Design teams operating without active engagement on budget and schedule are designing in a vacuum. The gap between design intent and what the project can actually build is a coordination problem, and the project pays for it later. Poor communication alone accounts for one-third of all construction project failures, according to PMI research.

Contractors inherit the risk that wasn’t resolved in design. It doesn’t disappear at contract execution. It transfers, and it was never priced. Rework, which is largely design- and coordination-driven, accounts for 5–12% of total contract value on the average project.

Every handoff is an opportunity to either resolve risk or carry it forward. Most teams carry it forward.

What to Do Differently

None of this is inevitable. These are decisions, and they can be made differently.

Stress-test your budget against actual construction documents, not SD-level assumptions. The difference isn’t marginal.

Bring estimating into design development, not at its conclusion. A reliable cost check early in the design process changes what decisions are available to you later, when it’s still cheap to change a drawing, not a field condition.

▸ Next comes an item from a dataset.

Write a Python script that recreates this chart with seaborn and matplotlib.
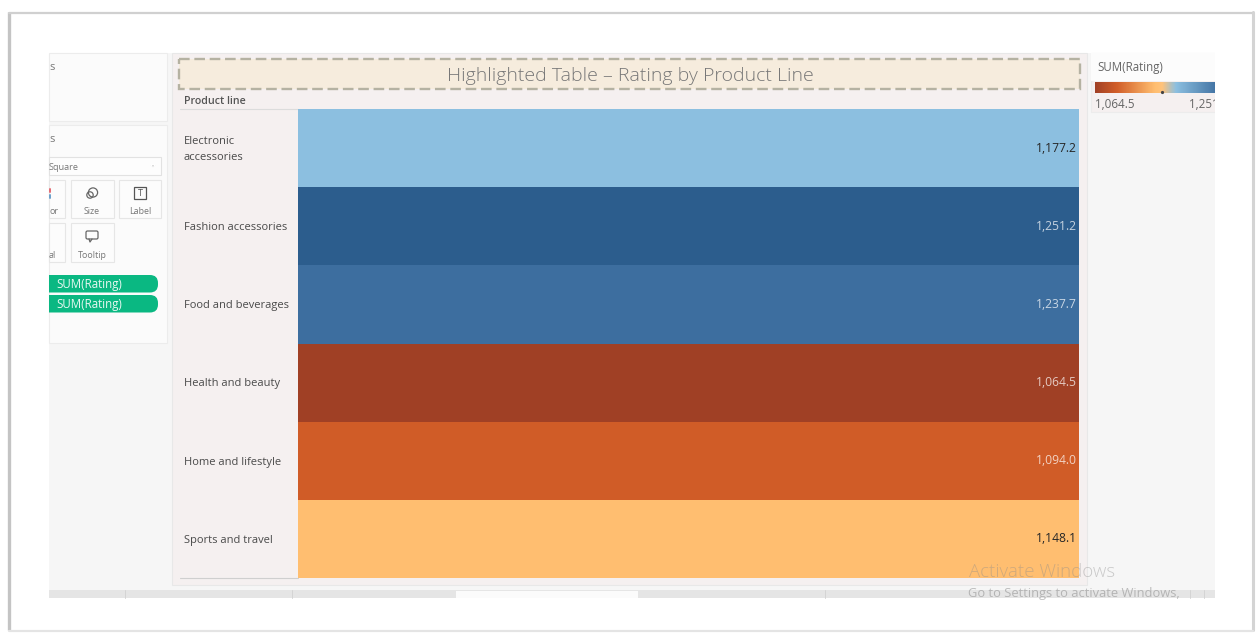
import numpy as np
import pandas as pd
import seaborn as sns
import matplotlib
matplotlib.use("Agg")
import matplotlib.pyplot as plt
from matplotlib.colors import LinearSegmentedColormap
from matplotlib.patches import Rectangle, FancyBboxPatch, Circle, Polygon
from matplotlib.transforms import ScaledTranslation

# ---- data ----
product_lines = ["Electronic\naccessories", "Fashion accessories", "Food and beverages",
                 "Health and beauty", "Home and lifestyle", "Sports and travel"]
ratings = [1177.2, 1251.2, 1237.7, 1064.5, 1094.0, 1148.1]
row_colours = ["#8CBFE0", "#2C5D8D", "#3D6E9F", "#A04025", "#D05C27", "#FFBE70"]
column_label = "SUM(Rating)"
title_text = "Highlighted Table \u2013 Rating by Product Line"
header_text = "Product line"

sns.set_theme(style="white")
plt.rcParams["font.family"] = ["Open Sans", "DejaVu Sans"]

W, H = 1256, 633
fig = plt.figure(figsize=(W / 100, H / 100), dpi=100, facecolor="white")


def axes_px(x0, y0, x1, y1, **kw):
    return fig.add_axes([x0 / W, 1 - y1 / H, (x1 - x0) / W, (y1 - y0) / H], **kw)


def overlay(z):
    a = axes_px(0, 0, W, H, zorder=z)
    a.set_xlim(0, W)
    a.set_ylim(H, 0)
    a.axis("off")
    a.patch.set_alpha(0)
    return a


def box(a, x0, y0, x1, y1, fc, ec="none", lw=0.8, **kw):
    a.add_patch(Rectangle((x0, y0), x1 - x0, y1 - y0, fc=fc, ec=ec, lw=lw, **kw))


# ---- background chrome ----
bg = overlay(0)
# screenshot frame
bg.plot([9, 9], [12, 630], color="#c4c4c4", lw=2.4, solid_capstyle="butt")
bg.plot([9, 1253], [12.5, 12.5], color="#d0d0d0", lw=1.6)
bg.plot([1253, 1253], [12, 630], color="#d4d4d4", lw=2.2)
bg.plot([9, 1253], [630.5, 630.5], color="#e4e4e4", lw=1.6)
# application area
box(bg, 49, 53, 1215, 598, "#f6f6f6")
box(bg, 49, 53, 167, 121, "#fbfbfb", "#ececec")
box(bg, 49, 125, 167, 343, "#fbfbfb", "#ececec")
bg.text(49, 67, "s", fontsize=8, color="#777777", va="center")
bg.text(49, 140, "s", fontsize=8, color="#777777", va="center")
# mark type drop-down
box(bg, 49, 157, 161, 175, "#fdfdfd", "#e2e2e2")
bg.text(49, 167, "Square", fontsize=6.6, color="#777777", va="center")
bg.add_patch(Polygon([[150.5, 165], [155.5, 165], [153, 167.5]], fc="#555555"))
# mark cards
for x0, y0, x1, y1 in [(49, 180, 65, 218), (71, 180, 114, 218), (119, 180, 161, 218),
                       (49, 223, 65, 262), (71, 223, 114, 262)]:
    box(bg, x0, y0, x1, y1, "#fcfcfc", "#e6e6e6")
bg.text(49, 212, "or", fontsize=6.4, color="#777777", va="center")
bg.text(49, 255, "al", fontsize=6.4, color="#777777", va="center")
bg.text(92, 212, "Size", fontsize=6.4, color="#777777", va="center", ha="center")
bg.text(140, 212, "Label", fontsize=6.4, color="#777777", va="center", ha="center")
bg.text(92, 255, "Tooltip", fontsize=6.4, color="#777777", va="center", ha="center")
bg.add_patch(Circle((90, 195), 3.2, fc="none", ec="#666666", lw=0.9))
bg.add_patch(Circle((93, 192.5), 4.6, fc="none", ec="#666666", lw=0.9))
box(bg, 134, 187, 146, 199, "none", "#555555", lw=0.9)
bg.text(140, 193.5, "T", fontsize=6.5, color="#555555", ha="center", va="center")
bg.add_patch(FancyBboxPatch((86, 231), 12, 8, boxstyle="round,pad=0,rounding_size=1.5",
                            fc="none", ec="#666666", lw=0.9))
bg.plot([89, 90, 92], [239, 242, 239], color="#666666", lw=0.9)
bg.plot([50, 50], [189, 192], color="#e46a72", lw=1.4)
bg.plot([50, 50], [195, 198], color="#6a9fca", lw=1.4)
# shelf pills
for y0 in (275, 295):
    pill = FancyBboxPatch((40, y0), 118, 17.5, boxstyle="round,pad=0,rounding_size=8",
                          fc="#0AB882", ec="none")
    bg.add_patch(pill)
    pill.set_clip_path(Rectangle((49, 0), W, H, transform=bg.transData))
    bg.text(56, y0 + 9.5, column_label, fontsize=8.3, color="#e8f8f2", va="center")
# dashboard pane
box(bg, 172, 53, 1087, 585, "#F5F0F0", "#e8e8e8")
box(bg, 179, 59, 1080, 89, "#F6ECDD", "#B5B2A2", lw=1.7, ls=(0, (4.5, 2)))
bg.text(630, 76, title_text, fontsize=14.0, color="#777777", ha="center", va="center",
        fontweight="light")
bg.text(184.5, 102, header_text, fontsize=7.7, color="#555555", va="center", fontweight="semibold")
bg.plot([180, 298], [109, 109], color="#dcdcdc", lw=0.8)
bg.plot([180, 298], [578, 578], color="#cfcfcf", lw=0.8)
# legend panel
box(bg, 1091, 53, 1225, 112, "#F5F0F0", "#ececec")
box(bg, 1091, 53, 1225, 81, "#fcfcfc")
bg.text(1097, 67, column_label, fontsize=8.3, color="#666666", va="center")
# bottom tabs
box(bg, 49, 590, 1215, 598, "#E5E5E5")
box(bg, 456, 591, 638, 598, "#FBFBFB")
for x in (125, 292, 825, 1190, 1204):
    bg.plot([x, x], [590, 598], color="#d4d4d4", lw=0.7)

# ---- highlight table ----
order = np.argsort(ratings)
stops = [((ratings[i] - min(ratings)) / (max(ratings) - min(ratings)), row_colours[i]) for i in order]
stops.insert(3, (0.5, "#FFC27A"))
cmap = LinearSegmentedColormap.from_list("rating", stops)

table = pd.DataFrame({column_label: ratings}, index=product_lines)
ax = axes_px(298, 109, 1079, 578, zorder=1)
cax = axes_px(1095, 82, 1229, 93, zorder=1)
sns.heatmap(table, ax=ax, cmap=cmap, vmin=min(ratings), vmax=max(ratings), annot=True,
            fmt=",.1f", annot_kws={"ha": "right", "fontsize": 8.7}, xticklabels=False,
            cbar_ax=cax, cbar_kws={"orientation": "horizontal", "ticks": [min(ratings), max(ratings)],
                                   "format": "{x:,.1f}"})
for t in ax.texts:
    t.set_x(0.9975)
    if t.get_color() == "w":
        t.set_alpha(0.72)
ax.set_ylabel("")
ax.set_xlabel("")
ax.tick_params(axis="y", length=0, pad=82.1, left=False)
nudge = ScaledTranslation(0, -1 / 72, fig.dpi_scale_trans)
for lab in ax.get_yticklabels():
    lab.set(rotation=0, ha="left", fontsize=8.0, color="#4a4a4a", fontweight="medium", linespacing=1.6)
    lab.set_transform(lab.get_transform() + nudge)

cax.tick_params(axis="x", length=0, pad=3.5, labelsize=8.4, labelcolor="#666666")
labs = cax.get_xticklabels()
labs[0].set_ha("left")
labs[1].set_ha("right")
cax.plot([(min(ratings) + max(ratings)) / 2], [0.05], marker="o", ms=1.3, color="#444444", clip_on=False)

# ---- foreground: crop of the screenshot and OS watermark ----
fg = overlay(2)
box(fg, 1215, 50, 1251, 600, "white")
fg.text(969, 572, "Activate Windows", fontsize=13.4, color="#8c8c8c", alpha=0.42, va="center", fontweight="light")
fg.text(968, 594, "Go to Settings to activate Windows,", fontsize=9.25, color="#8c8c8c", alpha=0.55, va="center")

fig.savefig("out.png", dpi=100)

Treat procurement as a schedule input. Long-lead item sequencing should be driving certain design locks, not following them.

Define what ownership is responsible for deciding, and when. Ambiguity on that list becomes field cost.

Identify where your schedule has no float and decide in advance how you’ll respond if those dates slip.

When VE is necessary, do it at the stage where it can actually protect the project. Late VE is damage control, not management.

When the supply chain delivers news the project doesn’t want to hear, communicate early, communicate directly, and bring the specifier into the solution. That’s not courtesy. That’s how trust gets built and kept.

Feasibility isn’t the hard part. Execution is.

The projects failing in 2026 weren’t bad deals. They were good deals that met the reality of what it actually takes to build something, and the teams weren’t ready for it.

That’s a solvable problem. But it requires treating execution risk as seriously as underwriting risk, before the first shovel turns.